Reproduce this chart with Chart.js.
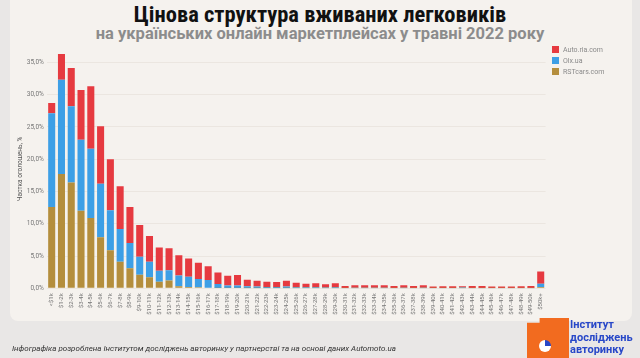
---
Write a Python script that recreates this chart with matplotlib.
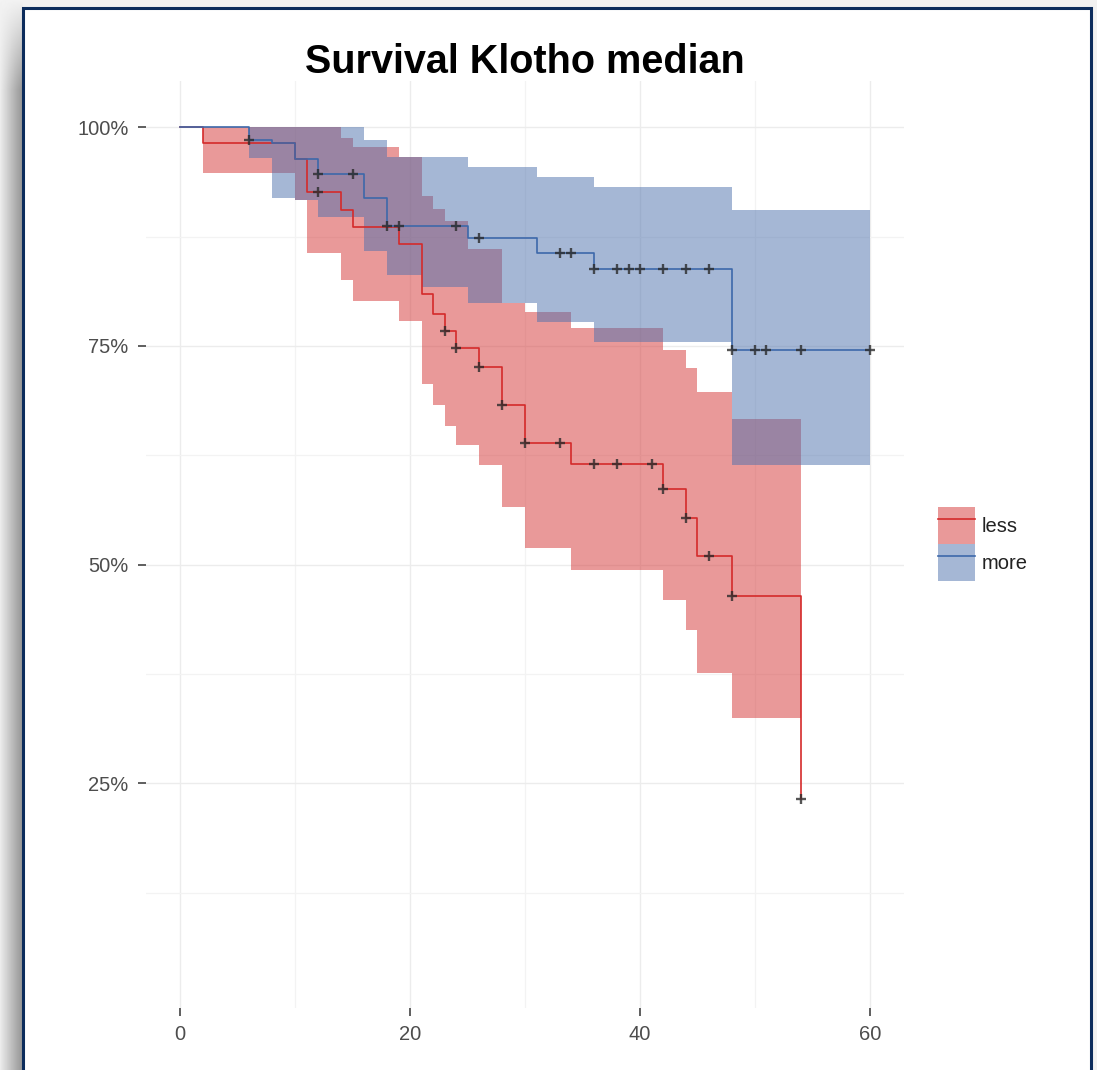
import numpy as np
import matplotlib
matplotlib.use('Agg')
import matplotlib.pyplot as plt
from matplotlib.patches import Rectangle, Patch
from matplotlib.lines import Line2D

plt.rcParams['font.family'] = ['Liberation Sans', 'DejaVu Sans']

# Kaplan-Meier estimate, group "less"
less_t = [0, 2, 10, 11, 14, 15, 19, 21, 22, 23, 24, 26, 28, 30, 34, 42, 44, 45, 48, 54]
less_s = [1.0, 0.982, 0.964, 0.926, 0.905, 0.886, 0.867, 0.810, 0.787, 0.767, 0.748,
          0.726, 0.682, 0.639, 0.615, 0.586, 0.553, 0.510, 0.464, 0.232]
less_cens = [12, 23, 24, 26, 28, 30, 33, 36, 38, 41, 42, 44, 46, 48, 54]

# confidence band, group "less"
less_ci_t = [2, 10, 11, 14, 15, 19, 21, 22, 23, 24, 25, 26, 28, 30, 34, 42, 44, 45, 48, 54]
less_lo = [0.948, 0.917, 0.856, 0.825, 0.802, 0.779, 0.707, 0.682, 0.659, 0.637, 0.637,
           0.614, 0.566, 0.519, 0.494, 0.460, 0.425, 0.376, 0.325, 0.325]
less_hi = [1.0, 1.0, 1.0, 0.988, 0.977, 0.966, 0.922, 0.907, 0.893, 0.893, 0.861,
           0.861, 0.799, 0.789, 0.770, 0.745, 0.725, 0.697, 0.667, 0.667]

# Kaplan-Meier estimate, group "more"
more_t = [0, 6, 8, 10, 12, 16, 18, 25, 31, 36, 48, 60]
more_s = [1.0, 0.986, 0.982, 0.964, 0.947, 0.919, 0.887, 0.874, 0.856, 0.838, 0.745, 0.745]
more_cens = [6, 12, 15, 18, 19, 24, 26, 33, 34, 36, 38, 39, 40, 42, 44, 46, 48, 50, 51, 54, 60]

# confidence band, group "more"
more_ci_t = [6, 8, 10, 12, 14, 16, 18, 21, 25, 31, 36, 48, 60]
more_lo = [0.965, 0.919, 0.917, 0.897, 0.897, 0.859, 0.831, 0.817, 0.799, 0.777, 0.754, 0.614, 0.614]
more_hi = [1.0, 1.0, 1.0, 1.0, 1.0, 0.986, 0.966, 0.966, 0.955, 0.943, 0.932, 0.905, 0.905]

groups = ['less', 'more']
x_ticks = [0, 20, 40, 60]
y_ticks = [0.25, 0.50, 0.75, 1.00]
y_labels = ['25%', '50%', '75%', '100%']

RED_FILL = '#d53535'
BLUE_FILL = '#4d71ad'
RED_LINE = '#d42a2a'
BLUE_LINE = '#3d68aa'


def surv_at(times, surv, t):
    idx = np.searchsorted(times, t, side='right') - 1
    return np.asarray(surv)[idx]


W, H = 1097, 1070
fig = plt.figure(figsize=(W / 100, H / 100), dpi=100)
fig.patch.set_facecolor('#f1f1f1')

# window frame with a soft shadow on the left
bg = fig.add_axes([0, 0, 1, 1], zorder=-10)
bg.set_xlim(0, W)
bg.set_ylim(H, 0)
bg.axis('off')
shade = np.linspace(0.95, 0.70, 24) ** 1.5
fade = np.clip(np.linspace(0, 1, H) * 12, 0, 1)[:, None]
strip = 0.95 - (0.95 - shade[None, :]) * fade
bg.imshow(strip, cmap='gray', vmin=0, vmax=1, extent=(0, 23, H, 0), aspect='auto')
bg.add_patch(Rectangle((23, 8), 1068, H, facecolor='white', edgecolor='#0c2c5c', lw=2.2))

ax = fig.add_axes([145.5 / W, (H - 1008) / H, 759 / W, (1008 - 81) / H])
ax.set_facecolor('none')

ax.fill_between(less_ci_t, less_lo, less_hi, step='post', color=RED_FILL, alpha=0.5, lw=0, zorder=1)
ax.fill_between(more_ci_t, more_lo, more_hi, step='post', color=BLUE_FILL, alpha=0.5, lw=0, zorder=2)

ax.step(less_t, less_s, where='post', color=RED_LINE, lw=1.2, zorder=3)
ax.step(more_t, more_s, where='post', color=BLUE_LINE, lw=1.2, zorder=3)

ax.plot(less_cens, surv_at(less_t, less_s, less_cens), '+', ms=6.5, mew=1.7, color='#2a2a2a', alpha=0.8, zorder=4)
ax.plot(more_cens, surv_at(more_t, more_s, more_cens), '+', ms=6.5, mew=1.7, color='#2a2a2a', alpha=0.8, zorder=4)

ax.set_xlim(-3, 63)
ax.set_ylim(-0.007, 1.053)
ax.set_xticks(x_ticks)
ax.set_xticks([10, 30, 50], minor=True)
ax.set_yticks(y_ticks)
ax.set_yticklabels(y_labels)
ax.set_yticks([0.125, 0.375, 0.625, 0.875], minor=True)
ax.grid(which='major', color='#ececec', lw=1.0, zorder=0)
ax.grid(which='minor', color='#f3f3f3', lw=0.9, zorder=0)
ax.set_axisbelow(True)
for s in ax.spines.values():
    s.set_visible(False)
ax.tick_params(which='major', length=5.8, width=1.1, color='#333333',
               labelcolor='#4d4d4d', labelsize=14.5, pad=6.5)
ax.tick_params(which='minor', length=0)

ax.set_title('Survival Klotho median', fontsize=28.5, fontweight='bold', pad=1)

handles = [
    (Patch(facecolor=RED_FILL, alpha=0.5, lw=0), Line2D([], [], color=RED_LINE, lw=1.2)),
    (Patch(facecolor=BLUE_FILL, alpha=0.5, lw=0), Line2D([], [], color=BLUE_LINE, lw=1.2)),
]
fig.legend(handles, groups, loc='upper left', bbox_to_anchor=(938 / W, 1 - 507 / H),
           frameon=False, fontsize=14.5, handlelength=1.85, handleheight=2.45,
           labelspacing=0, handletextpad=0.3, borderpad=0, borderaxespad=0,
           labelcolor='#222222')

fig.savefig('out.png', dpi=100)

Task details:
Look above for the line with "Write a Python", then print it and each line after it down to and including the line with "plt.rcParams['font.family'] = ['Liberation". Leave out the pictures and keep the wording exact.

Output below:
Write a Python script that recreates this chart with matplotlib.
import numpy as np
import matplotlib
matplotlib.use('Agg')
import matplotlib.pyplot as plt
from matplotlib.patches import Rectangle, Patch
from matplotlib.lines import Line2D

plt.rcParams['font.family'] = ['Liberation Sans', 'DejaVu Sans']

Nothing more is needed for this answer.